All of the documents are: 
A Festival of Books - A Murder-Suicide - Better To Be Unlucky - Cloning Pets - Crazy Housing Prices - Food Fight Erupted in Prison - Freeway Chase Ends at Newsstand - Gasoline Prices Hit Record High - Happy and Unhappy Renters - Jerry Decided To Buy a Gun - Man Injured at Fast Food Place - Pulling Out Nine Tons of Trash - Rentals at the Oceanside Community - Sara Went Shopping - Trees Are a Threat - 

Tokenizing

In this part we go through all documents and tokenize their terms
and save the tokens of each document in a 2D array.
we can also stem them or not.

In [3]:
import re
import nltk
import string

all_tokens = []         # a list to save all of tokens of all documents
for i, doc in enumerate(list_of_docs):
    lower_doc = doc.lower()              # make all of contexts lower case
    list_of_docs[i] = lower_doc          
    tokens = re.findall(r'\d+(?:,\d+)*(?:\.\d+)?|\w+', list_of_docs[i])   # tokenize the text with regex
    ## Stem the tokens(This part is ignored for this project)
    # stemmer = nltk.stem.PorterStemmer()
    # tokens = [stemmer.stem(token) for token in tokens]
    all_tokens.append(tokens)

sum_of_tokens = 0
for doc in all_tokens:
    sum_of_tokens += len(doc)
print("Total number of tokens: ", sum_of_tokens)

Total number of tokens:  4114


Delete Unneccessary Tokens

In this part we try to delete useless tokens like single characters and stopwords from tokens.
skip the stop words for now and delete them later.

In [4]:
for i, doc in enumerate(all_tokens):
    new_tokens = []
    for token in doc:                           # delete all of single character tokens except numbers from token list
        if len(token) < 2 and token.isalpha():
            continue
        else:
            new_tokens.append(token)
    all_tokens[i] = new_tokens

sum_of_tokens1 = 0
for doc in all_tokens:
    sum_of_tokens1 += len(doc)
print("Total number of tokens after removing single chars: ", sum_of_tokens1)

# Download the stopwords
nltk.download('stopwords')
nltk.download('punkt')

# Get the list of stopwords for English
stop_words = set(nltk.corpus.stopwords.words('english'))
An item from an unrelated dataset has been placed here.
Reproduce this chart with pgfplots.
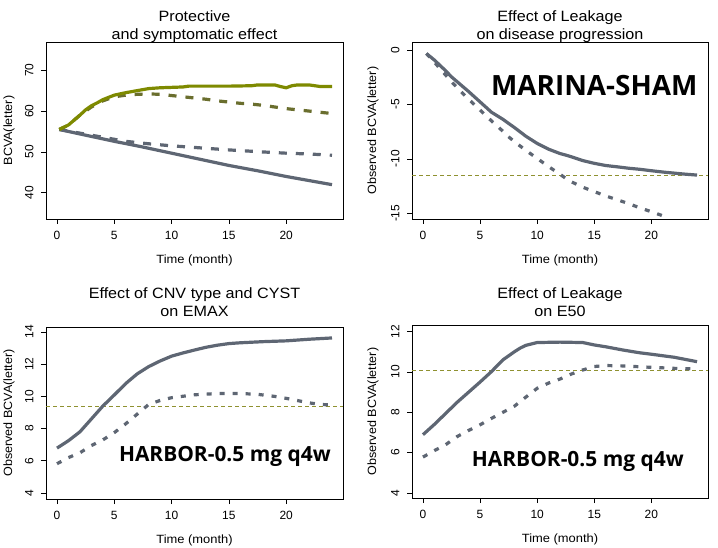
\documentclass[border=0pt]{standalone}
\usepackage{fontspec}
\setmainfont{Liberation Sans}
\newfontfamily\annfont{Open Sans}
\usepackage{pgfplots}
\pgfplotsset{compat=1.18}
\definecolor{lgray}{HTML}{5E6673}
\definecolor{olv}{HTML}{7E8A00}
\definecolor{olvd}{HTML}{6A6E2E}
\definecolor{refl}{HTML}{8F9130}
\pgfplotsset{
  rstyle/.style={
    scale only axis,
    axis line style={line width=0.8bp},
    tick align=outside, xtick pos=left, ytick pos=left,
    major tick length=5bp,
    tick style={black, line width=0.7bp},
    xmin=-0.96, xmax=24.96, xtick={0,5,10,15,20},
    /pgf/number format/assume math mode=true,
    tick label style={font=\fontsize{12}{14}\selectfont},
    yticklabel style={rotate=90, anchor=south},
    xticklabel shift=4bp, yticklabel shift=4bp,
    xlabel={Time (month)},
    xlabel style={at={([yshift=-41bp]axis description cs:0.5,0)}, anchor=center, font=\fontsize{12}{14}\selectfont, xscale=1.08},
    title style={at={(axis description cs:0.5,1)}, anchor=south, inner sep=0pt, align=center, font=\fontsize{15}{18}\selectfont, xscale=1.08},
    clip=true,
  },
  gl/.style={color=lgray, line width=3.2bp},
  gd/.style={color=lgray, line width=3.2bp, dash pattern=on 8bp off 9bp},
  gd2/.style={color=lgray, line width=3.2bp, dash pattern=on 5bp off 8bp},
}
\begin{document}
\begin{tikzpicture}
\useasboundingbox (0,0) rectangle (718bp,548bp);
% Panel 1
\begin{axis}[rstyle, at={(46bp,329bp)}, anchor=south west, width=297bp, height=177bp,
  ymin=33.6, ymax=76.9, ytick={40,50,60,70},
  ylabel={BCVA(letter)},
  ylabel style={at={([xshift=-37bp]axis description cs:0,0.5)}, anchor=center, font=\fontsize{12}{14}\selectfont, xscale=1.05},
  title={Protective\\and symptomatic effect}, title style={yshift=-7bp}]
\addplot[gl, no marks] coordinates {(0.2,55.5) (2,54.4) (5,52.6) (7.5,51.2) (10,49.7) (12.5,48.2) (15,46.7) (17.5,45.4) (20,44.0) (22,43.0) (24,42.0)};
\addplot[gd, no marks] coordinates {(0.2,55.5) (2,54.6) (4,53.6) (6,52.6) (8,52.0) (10,51.5) (12,51.1) (15,50.5) (18,50.0) (20,49.7) (22,49.5) (24,49.2)};
\addplot[color=olvd, line width=3.2bp, dash pattern=on 8bp off 9bp, no marks] coordinates {(0.2,55.5) (1,56.6) (2,59) (3,61) (4,62.5) (5,63.5) (6,63.9) (7,64.1) (8,64.2) (9,64.1) (10,63.8) (11,63.5) (12,63.2) (13,62.9) (14,62.5) (15,62.2) (16,61.9) (17,61.7) (18,61.4) (19,61.0) (20,60.6) (21,60.3) (22,60.0) (23,59.7) (24,59.4)};
\addplot[color=olv, line width=3.2bp, no marks] coordinates {(0.2,55.5) (1,56.6) (2,59) (2.5,60.3) (3,61.3) (3.5,62) (4,62.8) (5,63.9) (6,64.5) (7,65) (8,65.5) (9,65.7) (10,65.8) (11,65.9) (11.5,66.1) (13,66.1) (15,66.1) (17,66.2) (17.5,66.4) (19,66.4) (19.5,66) (20,65.7) (20.5,66.2) (21,66.4) (22,66.4) (22.5,66.2) (23,66) (24,66)};
\end{axis}
% Panel 2
\begin{axis}[rstyle, at={(412bp,329bp)}, anchor=south west, width=296bp, height=177bp,
  ymin=-15.52, ymax=0.76, ytick={-15,-10,-5,0},
  ylabel={Observed BCVA(letter)},
  ylabel style={at={([xshift=-39bp]axis description cs:0,0.5)}, anchor=center, font=\fontsize{12}{14}\selectfont, xscale=1.05},
  title={Effect of Leakage\\on disease progression}, title style={yshift=-7bp}]
\addplot[color=refl, line width=0.9bp, dash pattern=on 4bp off 3bp, no marks] coordinates {(-0.96,-11.48) (24.96,-11.48)};
\addplot[gd2, no marks] coordinates {(0.3,-0.3) (1,-1.1) (2,-2.3) (2.5,-2.9) (3,-3.45) (4,-4.5) (5,-5.5) (6,-6.5) (7,-7.45) (7.5,-7.96) (8,-8.4) (9,-9.2) (10,-9.95) (11,-10.7) (12,-11.4) (12.5,-11.78) (13,-12.1) (14,-12.6) (15,-13.0) (16,-13.4) (17,-13.75) (18,-14.1) (19,-14.5) (20,-14.85) (21.2,-15.3)};
\addplot[gl, no marks] coordinates {(0.3,-0.3) (1,-0.9) (2,-1.9) (2.5,-2.45) (3,-2.9) (4,-3.8) (5,-4.75) (6,-5.7) (7,-6.35) (7.5,-6.73) (8,-7.1) (9,-7.9) (10,-8.57) (11,-9.1) (12,-9.5) (12.5,-9.64) (13,-9.8) (14,-10.15) (15,-10.4) (16,-10.6) (17,-10.72) (18,-10.85) (19,-10.95) (20,-11.08) (21,-11.2) (22,-11.3) (23,-11.4) (24,-11.48)};
\node[anchor=base, inner sep=0pt, font=\annfont\bfseries\fontsize{28}{32}\selectfont] at (axis cs:15.0,-4.13) {MARINA-SHAM};
\end{axis}
% Panel 3
\begin{axis}[rstyle, at={(46bp,49bp)}, anchor=south west, width=297bp, height=172bp,
  ymin=3.63, ymax=14.31, ytick={4,6,8,10,12,14},
  ylabel={Observed BCVA(letter)},
  ylabel style={at={([xshift=-37bp]axis description cs:0,0.5)}, anchor=center, font=\fontsize{12}{14}\selectfont, xscale=1.05},
  title={Effect of CNV type and CYST\\on EMAX}, title style={yshift=4bp}]
\addplot[color=refl, line width=0.9bp, dash pattern=on 4bp off 3bp, no marks] coordinates {(-0.96,9.4) (24.96,9.4)};
\addplot[gd2, no marks] coordinates {(0,5.82) (1,6.2) (2,6.5) (3,6.95) (4,7.3) (5,7.75) (6,8.3) (7,8.9) (8,9.5) (9,9.75) (10,9.92) (12,10.1) (14,10.18) (15,10.19) (16,10.18) (17.5,10.13) (19,10.0) (20,9.88) (22,9.6) (23,9.5) (24,9.47)};
\addplot[gl, no marks] coordinates {(0,6.79) (1,7.25) (2,7.8) (3,8.6) (4,9.4) (5,10.09) (6,10.8) (7,11.4) (8,11.85) (9,12.2) (10,12.5) (11,12.7) (12,12.88) (13,13.05) (14,13.18) (15,13.28) (16,13.33) (18,13.4) (20,13.45) (22,13.55) (24,13.63)};
\node[anchor=base, inner sep=0pt, font=\annfont\bfseries\fontsize{21}{24}\selectfont] at (axis cs:14.65,5.96) {HARBOR-0.5 mg q4w};
\end{axis}
% Panel 4
\begin{axis}[rstyle, at={(412bp,50bp)}, anchor=south west, width=296bp, height=173bp,
  ymin=3.75, ymax=12.33, ytick={4,6,8,10,12},
  ylabel={Observed BCVA(letter)},
  ylabel style={at={([xshift=-39bp]axis description cs:0,0.5)}, anchor=center, font=\fontsize{12}{14}\selectfont, xscale=1.05},
  title={Effect of Leakage\\on E50}, title style={yshift=2bp}]
\addplot[color=refl, line width=0.9bp, dash pattern=on 4bp off 3bp, no marks] coordinates {(-0.96,10.07) (24.96,10.07)};
\addplot[gd2, no marks] coordinates {(0,5.78) (1,6.1) (2,6.4) (3,6.8) (4,7.1) (5,7.38) (6,7.7) (7,8.0) (8,8.3) (9,8.75) (10,9.19) (11,9.45) (12,9.65) (13,9.9) (14,10.1) (15,10.27) (16,10.32) (17.5,10.3) (20,10.23) (22,10.18) (24,10.15)};
\addplot[gl, no marks] coordinates {(0,6.89) (1,7.4) (2,7.95) (3,8.5) (4,9.0) (5,9.5) (6,10.02) (7,10.6) (8,11.0) (8.5,11.18) (9,11.32) (10,11.46) (12,11.48) (14,11.46) (15,11.34) (16,11.25) (17.5,11.09) (19,10.95) (20,10.88) (22,10.73) (24,10.51)};
\node[anchor=base, inner sep=0pt, font=\annfont\bfseries\fontsize{21}{24}\selectfont] at (axis cs:13.56,5.32) {HARBOR-0.5 mg q4w};
\end{axis}
\end{tikzpicture}
\end{document}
Total number of tokens after removing single chars:  3887


[nltk_data] Downloading package stopwords to
[nltk_data]     C:\Users\ASC\AppData\Roaming\nltk_data...
[nltk_data]   Package stopwords is already up-to-date!
[nltk_data] Downloading package punkt to
[nltk_data]     C:\Users\ASC\AppData\Roaming\nltk_data...
[nltk_data]   Package punkt is already up-to-date!


Data Structure for Inverted Index

Build a trie tree to save all the terms and for each term save its posting list too.

In [5]:
class TrieNode:
    def __init__(self):
        self.children = {}
        self.posting_list = []
        self.is_word = False

class Trie:
    def __init__(self):
        self.root = TrieNode()

    # function to insert new terms to the trie tree
    def insert(self, word, docID):
        current_node = self.root
        for char in word:
            # If the character is not in the current node's children, add it as a new child node
            if char not in current_node.children:
                current_node.children[char] = TrieNode()
            current_node = current_node.children[char]
        # Mark the end of the word
        current_node.is_word = True
        # add document ID to posting list of the added term
        current_node.posting_list.append(docID)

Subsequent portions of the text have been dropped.